◆ Stated task
Search the data below for the string "this". Extract every line that contains it.
* START Dataset *
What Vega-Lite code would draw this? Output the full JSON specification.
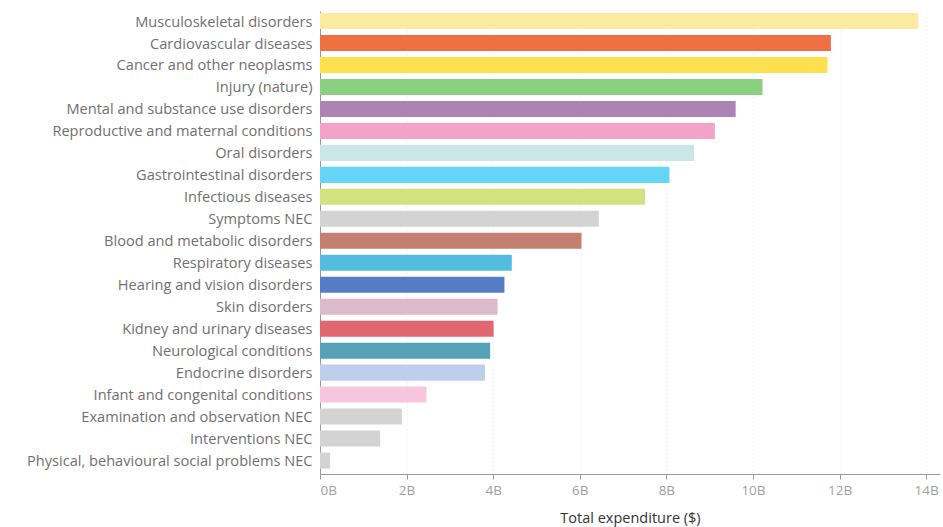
{
  "$schema": "https://vega.github.io/schema/vega-lite/v6.json",
  "autosize": {"type": "none"},
  "width": 620,
  "height": 463,
  "padding": {"left": 320, "top": 11, "right": 3, "bottom": 53},
  "background": "white",
  "config": {
    "font": "Open Sans",
    "view": {"stroke": null}
  },
  "data": {
    "values": [
      {"category": "Musculoskeletal disorders", "value": 13.82, "color": "#FDEAA1"},
      {"category": "Cardiovascular diseases", "value": 11.80, "color": "#EF7042"},
      {"category": "Cancer and other neoplasms", "value": 11.72, "color": "#FEDF4E"},
      {"category": "Injury (nature)", "value": 10.22, "color": "#8BCF81"},
      {"category": "Mental and substance use disorders", "value": 9.60, "color": "#AD83B6"},
      {"category": "Reproductive and maternal conditions", "value": 9.12, "color": "#F4A2C8"},
      {"category": "Oral disorders", "value": 8.64, "color": "#C8E7E6"},
      {"category": "Gastrointestinal disorders", "value": 8.07, "color": "#64D5F7"},
      {"category": "Infectious diseases", "value": 7.51, "color": "#D3E280"},
      {"category": "Symptoms NEC", "value": 6.44, "color": "#D3D3D3"},
      {"category": "Blood and metabolic disorders", "value": 6.04, "color": "#C37F6F"},
      {"category": "Respiratory diseases", "value": 4.43, "color": "#53BCDF"},
      {"category": "Hearing and vision disorders", "value": 4.26, "color": "#547DC5"},
      {"category": "Skin disorders", "value": 4.10, "color": "#DDBACB"},
      {"category": "Kidney and urinary diseases", "value": 4.01, "color": "#E06770"},
      {"category": "Neurological conditions", "value": 3.93, "color": "#55A1B8"},
      {"category": "Endocrine disorders", "value": 3.81, "color": "#BDCFEB"},
      {"category": "Infant and congenital conditions", "value": 2.46, "color": "#F7C5DC"},
      {"category": "Examination and observation NEC", "value": 1.89, "color": "#D3D3D3"},
      {"category": "Interventions NEC", "value": 1.39, "color": "#D3D3D3"},
      {"category": "Physical, behavioural social problems NEC", "value": 0.23, "color": "#D3D3D3"}
    ]
  },
  "mark": {"type": "bar"},
  "encoding": {
    "y": {
      "field": "category",
      "type": "nominal",
      "sort": null,
      "scale": {"paddingInner": 0.27, "paddingOuter": 0.17, "align": 0.27},
      "axis": {
        "title": null,
        "ticks": false,
        "labelPadding": 8,
        "labelOffset": 1.5,
        "labelFontSize": 14.6,
        "labelColor": "#707070",
        "labelLimit": 400,
        "domainColor": "#999999",
        "domainWidth": 1,
        "grid": false
      }
    },
    "x": {
      "field": "value",
      "type": "quantitative",
      "scale": {"domain": [0, 14.32], "nice": false},
      "axis": {
        "title": "Total expenditure ($)",
        "titleFontSize": 14.5,
        "titleFontWeight": 500,
        "titleColor": "#333333",
        "titlePadding": 15,
        "values": [0, 2, 4, 6, 8, 10, 12, 14],
        "labelExpr": "datum.value + 'B'",
        "labelFontSize": 13.5,
        "labelColor": "#a0a0a0",
        "labelFlush": false,
        "labelAlign": {"condition": {"test": "datum.value == 0", "value": "left"}, "value": "center"},
        "labelPadding": 4,
        "tickColor": "#999999",
        "tickSize": 5,
        "domainColor": "#999999",
        "grid": true,
        "gridColor": "#e8e8e8",
        "gridDash": [1, 3],
        "gridWidth": 1
      }
    },
    "color": {"field": "color", "type": "nominal", "scale": null, "legend": null}
  }
}
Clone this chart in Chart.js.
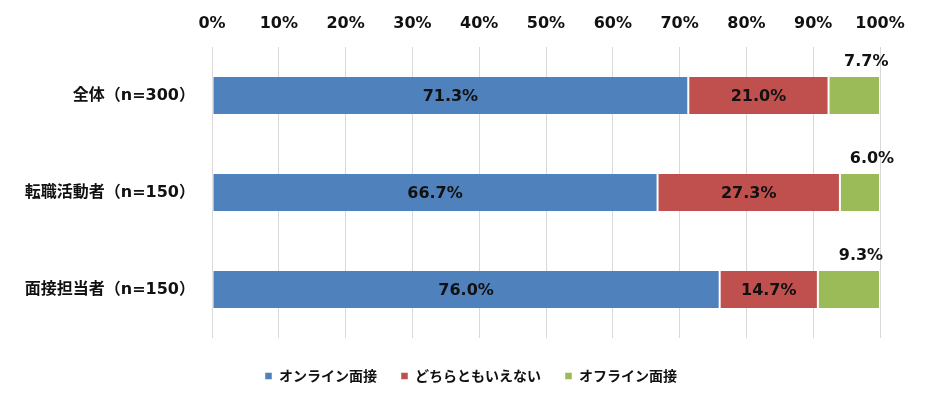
<!DOCTYPE html>
<html>
<head>
<meta charset="utf-8">
<script src="https://cdn.jsdelivr.net/npm/chart.js@4"></script>
<style>
  body { margin: 0; background: #fff; }
  #wrap { width: 928px; height: 399px; }
</style>
</head>
<body>
<div id="wrap"><canvas id="myChart"></canvas></div>
<script>
const categories = ["全体（n=300）", "転職活動者（n=150）", "面接担当者（n=150）"];
const seriesNames = ["オンライン面接", "どちらともいえない", "オフライン面接"];
const online = [71.3, 66.7, 76.0];
const neutral = [21.0, 27.3, 14.7];
const offline = [7.7, 6.0, 9.3];
const tickLabels = ["0%", "10%", "20%", "30%", "40%", "50%", "60%", "70%", "80%", "90%", "100%"];

const FONT = '"DejaVu Sans", "Noto Sans CJK JP", sans-serif';
const CJK = '"Noto Sans CJK JP", "DejaVu Sans", sans-serif';

//value labels
const valueLabels = {
  id: "valueLabels",
  afterDatasetsDraw(chart) {
    const ctx = chart.ctx;
    ctx.save();
    ctx.font = "bold 16px " + FONT;
    ctx.fillStyle = "#111";
    ctx.textAlign = "center";
    ctx.textBaseline = "middle";
    chart.data.datasets.forEach((ds, i) => {
      chart.getDatasetMeta(i).data.forEach((bar, j) => {
        const text = ds.data[j].toFixed(1) + "%";
        const cx = (bar.x + bar.base) / 2;
        if (i < 2) {
          ctx.fillText(text, cx, bar.y + 1);
        } else {
          ctx.fillText(text, cx + 12, bar.y - bar.height / 2 - 15);
        }
      });
    });
    ctx.restore();
  },
};

//nudge legend a bit to the right (centred under whole page, not plot)
const legendShift = {
  id: "legendShift",
  afterLayout(chart) {
    chart.legend.left += 31;
    chart.legend.right += 31;
  },
};

const ctx = document.getElementById("myChart");
new Chart(ctx, {
  type: "bar",
  data: {
    labels: categories,
    datasets: [
      { label: seriesNames[0], data: online, backgroundColor: "#4F81BD" },
      { label: seriesNames[1], data: neutral, backgroundColor: "#C0504D" },
      { label: seriesNames[2], data: offline, backgroundColor: "#9BBB59" },
    ].map((d) => ({
      ...d,
      borderColor: "#fff",
      borderWidth: { left: 1, right: 1, top: 0, bottom: 0 },
      borderSkipped: false,
      categoryPercentage: 1,
      barPercentage: 0.38,
    })),
  },
  options: {
    indexAxis: "y",
    responsive: true,
    maintainAspectRatio: false,
    animation: false,
    layout: { padding: { left: 0, right: 48, top: 0, bottom: 6 } },
    scales: {
      x: {
        position: "top",
        stacked: true,
        min: 0,
        max: 100,
        ticks: {
          stepSize: 10,
          padding: 14,
          color: "#111",
          font: { family: FONT, size: 16, weight: "bold" },
          callback: (v, i) => tickLabels[i],
        },
        grid: { color: "#d9d9d9", drawTicks: false },
        border: { display: false },
        afterFit: (s) => { s.height = 47; },
      },
      x2: {
        type: "linear",
        position: "bottom",
        display: true,
        ticks: { display: false },
        grid: { display: false },
        border: { display: false },
        afterFit: (s) => { s.height = 7; },
      },
      y: {
        stacked: true,
        ticks: {
          padding: 17,
          color: "#111",
          font: { family: FONT, size: 16, weight: "bold" },
        },
        grid: { display: false, drawTicks: false },
        border: { display: false },
        afterFit: (s) => { s.width = 212; },
      },
    },
    plugins: {
      legend: {
        position: "bottom",
        labels: {
          boxWidth: 7,
          boxHeight: 7,
          padding: 24,
          color: "#111",
          font: { family: CJK, size: 14, weight: "bold" },
        },
      },
      tooltip: { enabled: false },
    },
  },
  plugins: [valueLabels, legendShift],
});
</script>
</body>
</html>
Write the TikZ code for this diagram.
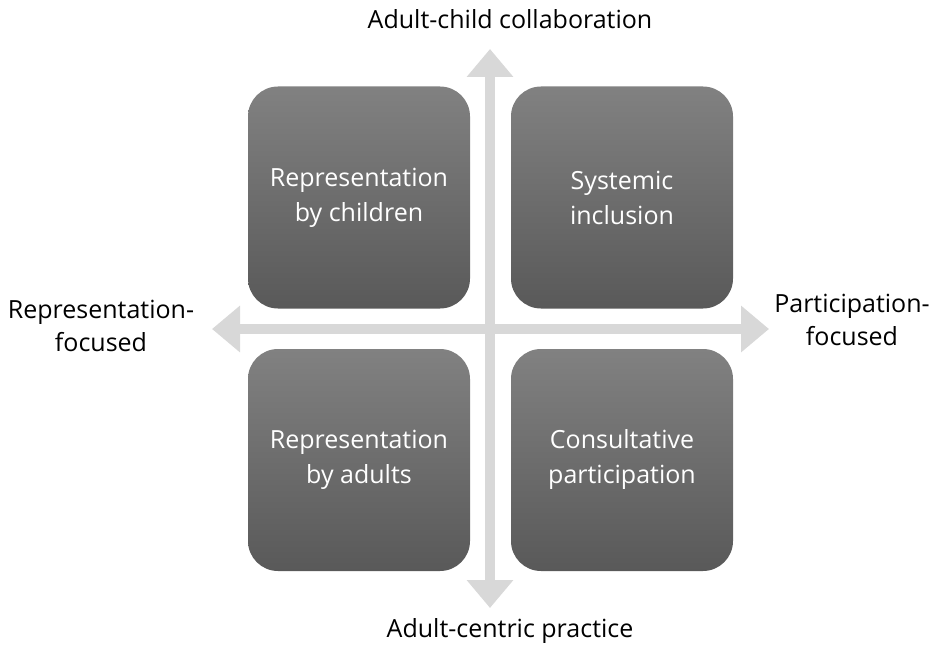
\documentclass[tikz,border=0pt]{standalone}
\usepackage{fontspec}
\setmainfont{Open Sans}
\usetikzlibrary{arrows.meta}
\definecolor{axisgray}{HTML}{D8D8D8}
\definecolor{boxtop}{HTML}{818181}
\definecolor{boxbot}{HTML}{595959}
\tikzset{
  quad/.style={rounded corners=30pt, minimum width=222pt, minimum height=222pt,
    top color=boxtop, bottom color=boxbot, draw=none, text=white,
    align=center, font=\fontsize{25}{35}\selectfont, inner sep=0pt},
  axislabel/.style={text=black, align=center, font=\fontsize{25}{33}\selectfont, inner sep=0pt},
  axis/.style={draw=axisgray, line width=10pt,
    {Triangle[width=45pt,length=28pt]}-{Triangle[width=45pt,length=28pt]}}
}
\begin{document}
\begin{tikzpicture}[x=1pt,y=-1pt]
\useasboundingbox (0,0) rectangle (939,647);
\coordinate (top) at (490,49);
\coordinate (bot) at (490,608);
\coordinate (left) at (212,329);
\coordinate (right) at (769,329);
\draw[axis] (top) -- (bot);
\draw[axis] (left) -- (right);
\node[quad] (tl) at (359,197.5) {Representation\\by children};
\node[quad] (tr) at (622,197.5) {Systemic\\inclusion};
\node[quad] (bl) at (359,460) {Representation\\by adults};
\node[quad] (br) at (622,460) {Consultative\\participation};
\node[axislabel] (lt) at (510,19) {Adult-child collaboration};
\node[axislabel] (lb) at (510,631) {Adult-centric practice};
\node[axislabel] (ll) at (101,326) {Representation-\\focused};
\node[axislabel] (lr) at (852,320) {Participation-\\focused};
\end{tikzpicture}
\end{document}
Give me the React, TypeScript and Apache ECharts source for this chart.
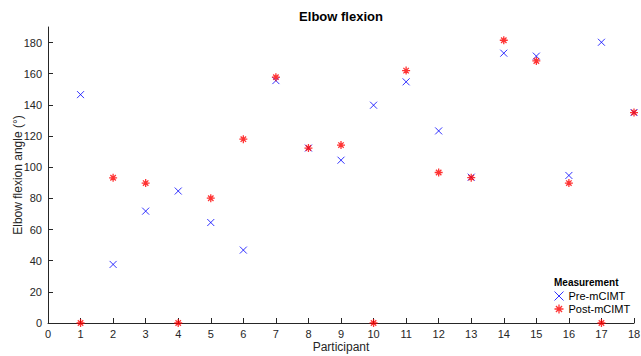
* END Dataset *
◆ Solution
What Vega-Lite code would draw this? Output the full JSON specification.
Clone this chart in Chart.js.
Write the TikZ code for this diagram.
Give me the React, TypeScript and Apache ECharts source for this chart.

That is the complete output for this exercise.